Wegen Coronavirus: Pharmaexperten warnen vor Antibiotika-Engpässen

Wirkstoffe für Antibiotika werden oft in China hergestellt - doch
wegen des Coronavirus ruht dort teils die Produktion. Welche Folgen
kann das für Deutschland haben?

Frankfurt/Main (dpa) - Produktionsausfälle in China wegen des
Coronavirus könnten nach Ansicht von Pharmaexperten schlimmstenfalls
zu Antibiotika-Engpässen in Deutschland führen. Da die Herstellung
von Wirkstoffen in der stark betroffenen Provinz Hubei stillstehe,
schwänden die Lagervorräte für die Weiterverarbeitung, sagte Morris
Hosseini, Pharmaexperte bei der Beratungsgesellschaft Roland Berger.
Kurzfristig reichten die Antibiotika-Lagerbestände aus, um die
Produktion aufrecht zu erhalten, doch bei einem längerfristigen Stopp
in den chinesischen Werken drohten Lieferengpässe.

Weltweit sei die Pharmabranche in der Wirkstoff-Produktion abhängig
von China, da die Herstellung in Europa nicht lohne. So würden etwa
Vorstufen der Penicilline stark in der Volksrepublik produziert. Zwar
sei die Provinz Hubei mit der Hauptstadt Wuhan nicht der einzige,
aber ein maßgeblicher Standort für die Wirkstofferstellung, sagte
Hosseini am Dienstag der Deutschen Presse-Agentur. «Wenn sich die
Situation in den chinesischen Produktionsstätten mittelfristig nicht
entspannt, wird sich die Lage in Europa zuspitzen.» Erschwerend komme
dazu, dass mit dem chinesischen Neujahrsfest die Produktion ohnehin
geruht habe.

Im Fall von Lieferengpässen könnten indische Produzenten einspringen,
aber nicht kurzfristig in der benötigten Größenordnung, sagte
Hosseini. In Deutschland würden etwa nötige Vorstufen von Antibiotika
seit dem Produktionsende am Pharmastandort Frankfurt Höchst 2017 gar
nicht mehr hergestellt, so eine Studie von Roland Berger.
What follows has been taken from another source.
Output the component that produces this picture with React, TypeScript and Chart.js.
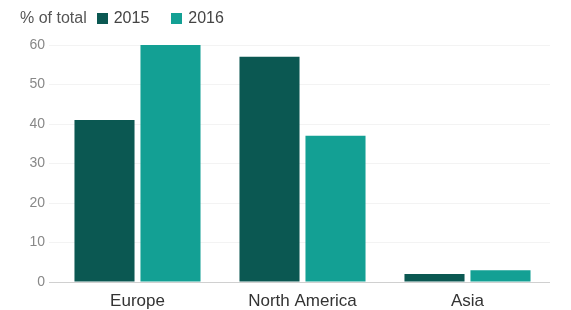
import React, { useEffect, useRef } from "react";
import { Chart, registerables } from "chart.js";

Chart.register(...registerables);

const categories = ["Europe", "North America", "Asia"];
const values2015 = [41, 57, 2];
const values2016 = [60, 37, 3];
const yTicks = [0, 10, 20, 30, 40, 50, 60];
const seriesNames = ["2015", "2016"];
const legendTitle = "% of total";

const COLOR_2015 = "#0b5852";
const COLOR_2016 = "#13a094";
const FONT = "'Liberation Sans', Arial, Helvetica, sans-serif";

export default function App() {
  const ref = useRef<HTMLCanvasElement | null>(null);

  useEffect(() => {
    if (!ref.current) return;
    const chart = new Chart(ref.current, {
      type: "bar",
      data: {
        labels: categories,
        datasets: [
          {
            label: seriesNames[0],
            data: values2015,
            backgroundColor: COLOR_2015,
            categoryPercentage: 0.8,
            barPercentage: 0.91,
          },
          {
            label: seriesNames[1],
            data: values2016,
            backgroundColor: COLOR_2016,
            categoryPercentage: 0.8,
            barPercentage: 0.91,
          },
        ],
      },
      options: {
        animation: false,
        responsive: false,
        maintainAspectRatio: false,
        layout: { padding: { top: 45, right: 21, bottom: 1, left: 0 } },
        plugins: { legend: { display: false }, tooltip: { enabled: false } },
        scales: {
          x: {
            grid: { display: false, drawTicks: false },
            border: { display: false },
            afterFit: (axis: any) => {
              axis.height = 27;
            },
            ticks: {
              color: "#333",
              font: { family: FONT, size: 17 },
              padding: 9,
            },
          },
          y: {
            min: 0,
            max: 60,
            afterBuildTicks: (axis: any) => {
              axis.ticks = yTicks.map((v) => ({ value: v }));
            },
            afterFit: (axis: any) => {
              axis.width = 55;
            },
            border: { display: false },
            grid: {
              color: (ctx: any) => (ctx.tick && ctx.tick.value === 0 ? "#d0d0d0" : "#f3f3f3"),
              tickLength: 6,
              lineWidth: 1,
            },
            ticks: {
              color: "#888",
              font: { family: FONT, size: 14 },
              padding: 4,
            },
          },
        },
      },
    });
    return () => chart.destroy();
  }, []);

  const colors = [COLOR_2015, COLOR_2016];

  return (
    <div style={{ position: "fixed", left: 0, top: 0, width: 571, height: 310, background: "#fff" }}>
      <canvas ref={ref} width={571} height={310} style={{ position: "absolute", left: 0, top: 0 }} />
      <div
        style={{
          position: "absolute",
          left: 20,
          top: 9,
          display: "flex",
          alignItems: "center",
          fontFamily: FONT,
          fontSize: 16,
          color: "#555",
          whiteSpace: "nowrap",
        }}
      >
        <span style={{ marginRight: 10 }}>{legendTitle}</span>
        {seriesNames.map((name, i) => (
          <span key={name} style={{ display: "flex", alignItems: "center", marginRight: 22, color: "#444" }}>
            <span style={{ width: 11, height: 11, background: colors[i], display: "inline-block", marginRight: 6 }} />
            {name}
          </span>
        ))}
      </div>
    </div>
  );
}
Behörden sehen indes noch keinen Grund zur Sorge. Es lägen «bislang
keine Hinweise vor, dass es aufgrund des Coronavirus zu kurzfristigen
Liefer- oder Versorgungsengpässen kommen wird», teilte das
Bundesinstitut für Arzneimittel und Medizinprodukte in Bonn mit.

Lieferprobleme bei Arzneien wie Schilddrüsenmitteln oder
Schmerztabletten in Deutschland sorgen unabhängig vom Coronavirus
immer wieder für Kritik. So konzentriert sich die Produktion vieler
Wirkstoffe auf wenige Betriebe in Asien. Seit dem Ende der 1980er
Jahre beschaffen Pharmakonzerne viele Wirkstoffe immer stärker aus
China, wo mit staatlichen Subventionen Produktionskapazitäten
aufgebaut wurden, wie Hosseini sagte. Die Folge: Steht die Produktion
zeitweilig still oder kommt es wegen Verunreinigungen zu
Arznei-Rückrufen, hakt es in der Lieferkette. Eine größere
Herstellung von Antibiotika-Wirkstoffen in Europa würde aber höhere
Preise und steigende Kosten im Gesundheitssystem bedeuten.

Der Apothekerverband ABDA hat Lieferschwierigkeiten wiederholt
kritisiert. Die Zahl der nicht verfügbaren Arzneien in Deutschland
habe sich fast verdoppelt: Von 4,7 Millionen Packungen 2017 auf 9,3
Millionen 2018. Jedes 50. dieser Mittel sei von Lieferengpässen
betroffen - also mehr als zwei Wochen nicht verfügbar oder deutlich
stärker nachgefragt als angeboten. Das Bundesinstitut für
Arzneimittel und Medizinprodukte spricht hingegen von relativ wenigen
Lieferengpässen gemessen an allen zugelassenen Arzneien hierzulande.
Auch könnten Patienten alternative Mittel bekommen.

Gesundheitsminister Jens Spahn (CDU) will stärker gegen
Lieferengpässe vorgehen. Er strebt etwa eine Meldepflicht für
Pharmakonzerne und Großhändler an, um drohende Lieferengpässe
schneller zu erkennen. Spahn will das Thema auch bei der deutschen
EU-Ratspräsidentschaft in der zweiten Jahreshälfte auf die Agenda
setzen. Ziel sei auch, Medikamente stärker in Europa zu produzieren.